◆ What needs to be done
Extract the opening line of the entries and every line after it, stopping at and including the line that contains "plt.rcParams['font.family'] = ['Lato', 'DejaVu". Do not include pictures.

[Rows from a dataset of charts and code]
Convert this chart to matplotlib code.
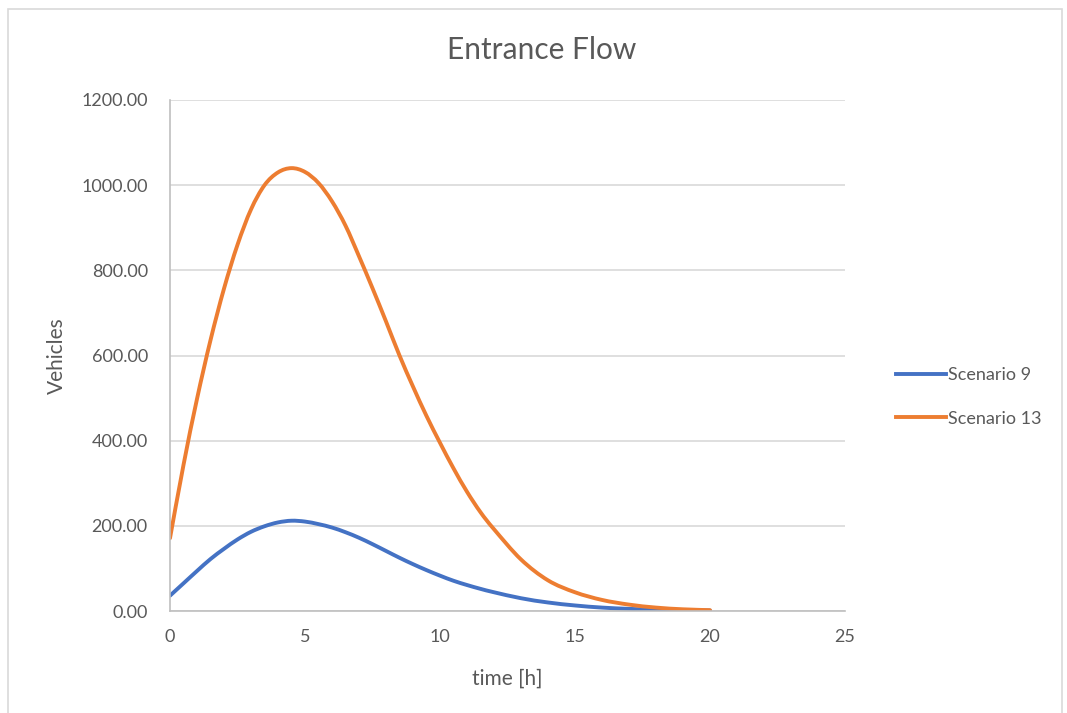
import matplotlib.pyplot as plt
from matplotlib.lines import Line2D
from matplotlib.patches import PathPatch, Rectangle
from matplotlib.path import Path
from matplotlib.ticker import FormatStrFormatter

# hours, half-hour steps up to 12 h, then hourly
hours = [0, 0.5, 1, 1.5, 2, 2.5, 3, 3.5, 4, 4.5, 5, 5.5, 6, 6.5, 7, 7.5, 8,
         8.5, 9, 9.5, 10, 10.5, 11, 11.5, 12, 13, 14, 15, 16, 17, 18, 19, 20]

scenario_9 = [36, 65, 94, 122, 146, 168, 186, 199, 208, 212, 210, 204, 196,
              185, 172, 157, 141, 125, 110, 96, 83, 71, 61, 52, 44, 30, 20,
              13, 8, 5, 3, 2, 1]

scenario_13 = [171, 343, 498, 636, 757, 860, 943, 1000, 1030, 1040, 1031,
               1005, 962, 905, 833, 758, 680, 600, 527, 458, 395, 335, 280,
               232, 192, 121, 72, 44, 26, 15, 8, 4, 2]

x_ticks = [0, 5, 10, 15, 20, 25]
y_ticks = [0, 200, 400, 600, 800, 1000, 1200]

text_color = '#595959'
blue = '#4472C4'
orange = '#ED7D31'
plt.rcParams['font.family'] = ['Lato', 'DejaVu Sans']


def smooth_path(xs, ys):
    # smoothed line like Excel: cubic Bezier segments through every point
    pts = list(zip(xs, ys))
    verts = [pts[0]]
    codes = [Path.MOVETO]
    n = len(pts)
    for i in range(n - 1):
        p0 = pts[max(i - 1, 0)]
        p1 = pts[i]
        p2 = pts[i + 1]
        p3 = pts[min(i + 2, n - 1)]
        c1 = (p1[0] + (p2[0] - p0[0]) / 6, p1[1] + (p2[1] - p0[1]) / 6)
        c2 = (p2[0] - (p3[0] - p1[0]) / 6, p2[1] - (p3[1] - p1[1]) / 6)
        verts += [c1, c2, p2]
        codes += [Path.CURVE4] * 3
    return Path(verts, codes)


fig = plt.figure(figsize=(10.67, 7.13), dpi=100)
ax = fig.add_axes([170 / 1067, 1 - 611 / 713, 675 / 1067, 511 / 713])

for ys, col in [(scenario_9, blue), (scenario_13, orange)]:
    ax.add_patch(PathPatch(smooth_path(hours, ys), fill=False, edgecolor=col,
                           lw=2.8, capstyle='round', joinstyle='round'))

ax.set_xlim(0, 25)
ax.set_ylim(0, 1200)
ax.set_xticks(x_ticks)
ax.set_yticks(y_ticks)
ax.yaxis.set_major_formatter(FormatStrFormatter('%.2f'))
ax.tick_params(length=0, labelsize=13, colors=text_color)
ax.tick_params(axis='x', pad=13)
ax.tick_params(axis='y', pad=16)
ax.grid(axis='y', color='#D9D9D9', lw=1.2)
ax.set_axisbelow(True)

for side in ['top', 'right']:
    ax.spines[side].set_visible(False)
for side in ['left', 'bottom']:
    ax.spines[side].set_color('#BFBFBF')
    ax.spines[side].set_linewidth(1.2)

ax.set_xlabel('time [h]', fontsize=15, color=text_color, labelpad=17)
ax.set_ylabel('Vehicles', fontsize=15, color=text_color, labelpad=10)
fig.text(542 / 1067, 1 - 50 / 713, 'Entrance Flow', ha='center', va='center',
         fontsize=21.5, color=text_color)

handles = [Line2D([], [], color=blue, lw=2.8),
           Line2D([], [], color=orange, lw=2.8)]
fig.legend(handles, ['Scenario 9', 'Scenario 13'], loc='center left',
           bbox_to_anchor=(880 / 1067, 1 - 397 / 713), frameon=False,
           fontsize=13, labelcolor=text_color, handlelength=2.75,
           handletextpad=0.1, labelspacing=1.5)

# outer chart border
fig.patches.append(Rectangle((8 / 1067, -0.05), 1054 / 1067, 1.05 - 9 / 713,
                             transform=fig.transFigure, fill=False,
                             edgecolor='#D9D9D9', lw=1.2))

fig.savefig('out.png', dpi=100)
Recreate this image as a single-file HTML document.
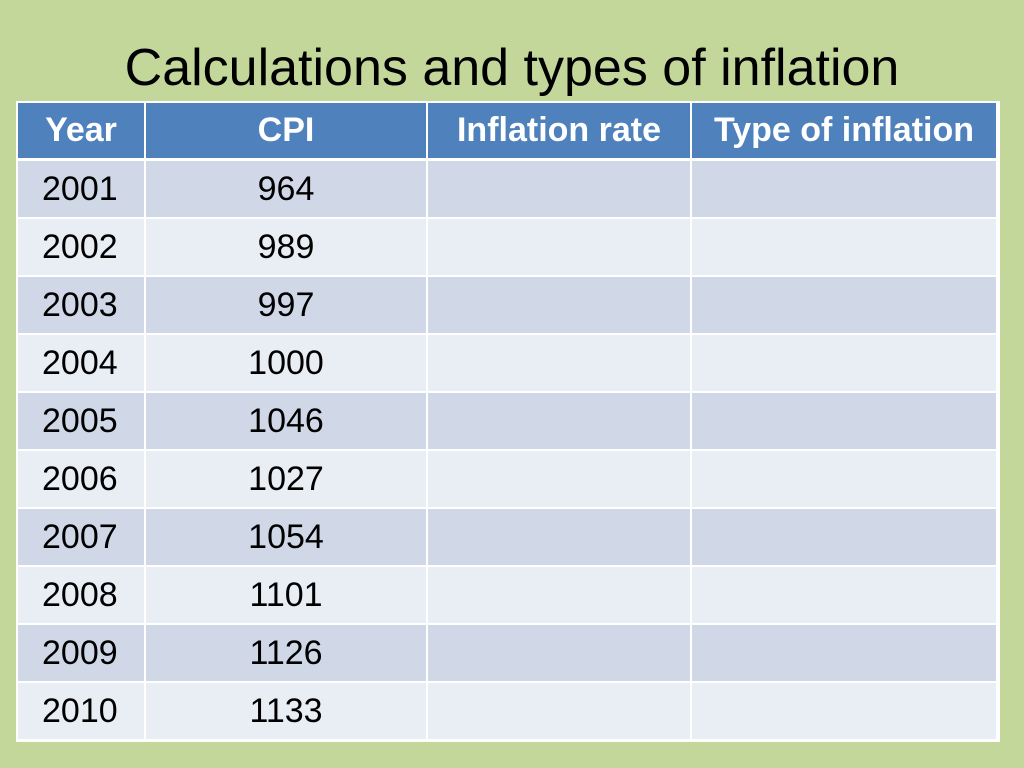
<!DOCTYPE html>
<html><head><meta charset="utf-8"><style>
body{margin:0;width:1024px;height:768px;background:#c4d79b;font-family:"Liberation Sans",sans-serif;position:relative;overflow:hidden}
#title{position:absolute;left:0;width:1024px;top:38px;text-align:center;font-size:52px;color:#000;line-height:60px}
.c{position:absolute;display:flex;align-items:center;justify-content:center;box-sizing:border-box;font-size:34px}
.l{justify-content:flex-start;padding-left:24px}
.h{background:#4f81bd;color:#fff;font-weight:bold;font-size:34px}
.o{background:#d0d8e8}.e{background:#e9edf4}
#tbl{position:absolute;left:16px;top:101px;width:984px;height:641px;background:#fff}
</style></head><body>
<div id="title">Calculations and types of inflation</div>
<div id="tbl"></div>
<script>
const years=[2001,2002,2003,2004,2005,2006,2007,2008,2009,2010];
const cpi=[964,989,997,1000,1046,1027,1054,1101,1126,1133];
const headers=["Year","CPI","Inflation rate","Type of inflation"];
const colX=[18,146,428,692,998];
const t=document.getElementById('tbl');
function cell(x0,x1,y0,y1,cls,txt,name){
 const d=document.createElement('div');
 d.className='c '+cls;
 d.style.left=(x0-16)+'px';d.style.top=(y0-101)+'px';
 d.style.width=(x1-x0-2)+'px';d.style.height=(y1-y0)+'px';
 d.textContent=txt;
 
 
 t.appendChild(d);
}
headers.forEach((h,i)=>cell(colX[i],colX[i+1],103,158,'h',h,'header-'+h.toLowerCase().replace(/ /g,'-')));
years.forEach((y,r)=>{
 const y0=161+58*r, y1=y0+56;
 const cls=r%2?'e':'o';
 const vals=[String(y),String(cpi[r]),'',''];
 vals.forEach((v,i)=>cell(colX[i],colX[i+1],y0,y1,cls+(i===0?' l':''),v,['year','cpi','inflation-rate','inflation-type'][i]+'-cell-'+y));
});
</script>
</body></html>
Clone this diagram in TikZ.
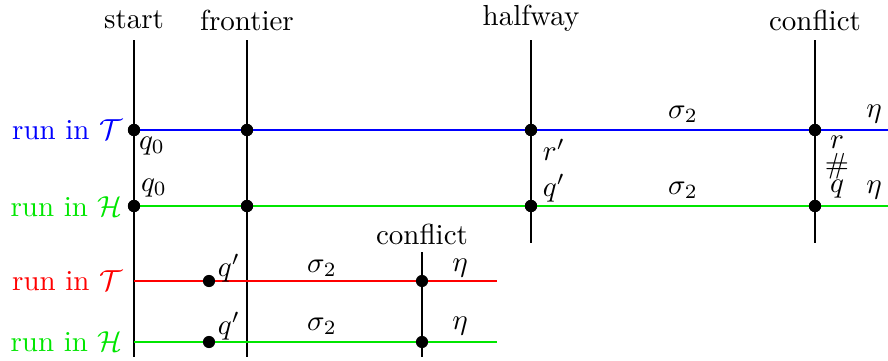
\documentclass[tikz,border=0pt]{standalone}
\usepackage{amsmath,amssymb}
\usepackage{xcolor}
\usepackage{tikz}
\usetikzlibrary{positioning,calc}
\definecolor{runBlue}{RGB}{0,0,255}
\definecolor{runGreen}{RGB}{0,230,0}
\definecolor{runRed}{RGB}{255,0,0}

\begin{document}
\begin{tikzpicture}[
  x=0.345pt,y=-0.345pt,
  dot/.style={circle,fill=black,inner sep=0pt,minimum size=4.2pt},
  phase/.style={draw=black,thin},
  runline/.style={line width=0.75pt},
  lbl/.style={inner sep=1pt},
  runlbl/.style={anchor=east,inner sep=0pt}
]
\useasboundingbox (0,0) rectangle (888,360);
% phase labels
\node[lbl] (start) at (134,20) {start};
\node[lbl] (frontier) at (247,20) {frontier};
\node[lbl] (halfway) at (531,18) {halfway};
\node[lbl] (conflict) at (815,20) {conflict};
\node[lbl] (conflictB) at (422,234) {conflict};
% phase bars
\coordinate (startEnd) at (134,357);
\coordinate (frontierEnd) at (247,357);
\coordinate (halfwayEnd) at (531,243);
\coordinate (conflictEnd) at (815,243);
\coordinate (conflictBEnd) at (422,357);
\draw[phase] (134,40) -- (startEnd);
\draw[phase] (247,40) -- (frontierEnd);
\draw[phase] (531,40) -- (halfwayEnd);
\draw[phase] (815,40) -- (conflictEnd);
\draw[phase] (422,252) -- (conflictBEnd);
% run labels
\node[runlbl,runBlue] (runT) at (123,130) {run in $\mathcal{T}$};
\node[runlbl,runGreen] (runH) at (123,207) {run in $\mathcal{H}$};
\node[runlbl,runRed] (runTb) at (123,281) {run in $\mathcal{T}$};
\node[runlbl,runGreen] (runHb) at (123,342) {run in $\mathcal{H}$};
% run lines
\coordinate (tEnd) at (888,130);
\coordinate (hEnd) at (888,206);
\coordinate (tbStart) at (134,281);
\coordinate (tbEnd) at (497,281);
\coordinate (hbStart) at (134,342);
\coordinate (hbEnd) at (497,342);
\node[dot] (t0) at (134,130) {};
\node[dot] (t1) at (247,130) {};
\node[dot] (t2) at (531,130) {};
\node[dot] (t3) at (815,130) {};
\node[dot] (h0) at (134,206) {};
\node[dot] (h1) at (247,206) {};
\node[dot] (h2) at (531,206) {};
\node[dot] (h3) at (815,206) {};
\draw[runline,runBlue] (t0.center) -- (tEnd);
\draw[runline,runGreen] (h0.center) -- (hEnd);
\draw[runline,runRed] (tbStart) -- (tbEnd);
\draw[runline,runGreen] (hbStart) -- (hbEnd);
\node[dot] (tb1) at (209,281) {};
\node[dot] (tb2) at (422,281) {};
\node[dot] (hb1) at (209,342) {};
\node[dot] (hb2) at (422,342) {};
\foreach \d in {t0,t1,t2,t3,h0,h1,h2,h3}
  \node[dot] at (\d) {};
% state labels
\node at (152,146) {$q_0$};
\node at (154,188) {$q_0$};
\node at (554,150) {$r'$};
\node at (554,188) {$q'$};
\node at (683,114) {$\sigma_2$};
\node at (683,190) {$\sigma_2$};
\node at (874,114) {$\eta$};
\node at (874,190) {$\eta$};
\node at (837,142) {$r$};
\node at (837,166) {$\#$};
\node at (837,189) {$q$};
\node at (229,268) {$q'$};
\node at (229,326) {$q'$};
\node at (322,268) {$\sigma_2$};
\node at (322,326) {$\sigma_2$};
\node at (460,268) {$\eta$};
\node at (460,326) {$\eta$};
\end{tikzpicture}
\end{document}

◆ Solved problem
Convert this chart to matplotlib code.
import matplotlib.pyplot as plt
from matplotlib.lines import Line2D
from matplotlib.patches import PathPatch, Rectangle
from matplotlib.path import Path
from matplotlib.ticker import FormatStrFormatter

# hours, half-hour steps up to 12 h, then hourly
hours = [0, 0.5, 1, 1.5, 2, 2.5, 3, 3.5, 4, 4.5, 5, 5.5, 6, 6.5, 7, 7.5, 8,
         8.5, 9, 9.5, 10, 10.5, 11, 11.5, 12, 13, 14, 15, 16, 17, 18, 19, 20]

scenario_9 = [36, 65, 94, 122, 146, 168, 186, 199, 208, 212, 210, 204, 196,
              185, 172, 157, 141, 125, 110, 96, 83, 71, 61, 52, 44, 30, 20,
              13, 8, 5, 3, 2, 1]

scenario_13 = [171, 343, 498, 636, 757, 860, 943, 1000, 1030, 1040, 1031,
               1005, 962, 905, 833, 758, 680, 600, 527, 458, 395, 335, 280,
               232, 192, 121, 72, 44, 26, 15, 8, 4, 2]

x_ticks = [0, 5, 10, 15, 20, 25]
y_ticks = [0, 200, 400, 600, 800, 1000, 1200]

text_color = '#595959'
blue = '#4472C4'
orange = '#ED7D31'
plt.rcParams['font.family'] = ['Lato', 'DejaVu Sans']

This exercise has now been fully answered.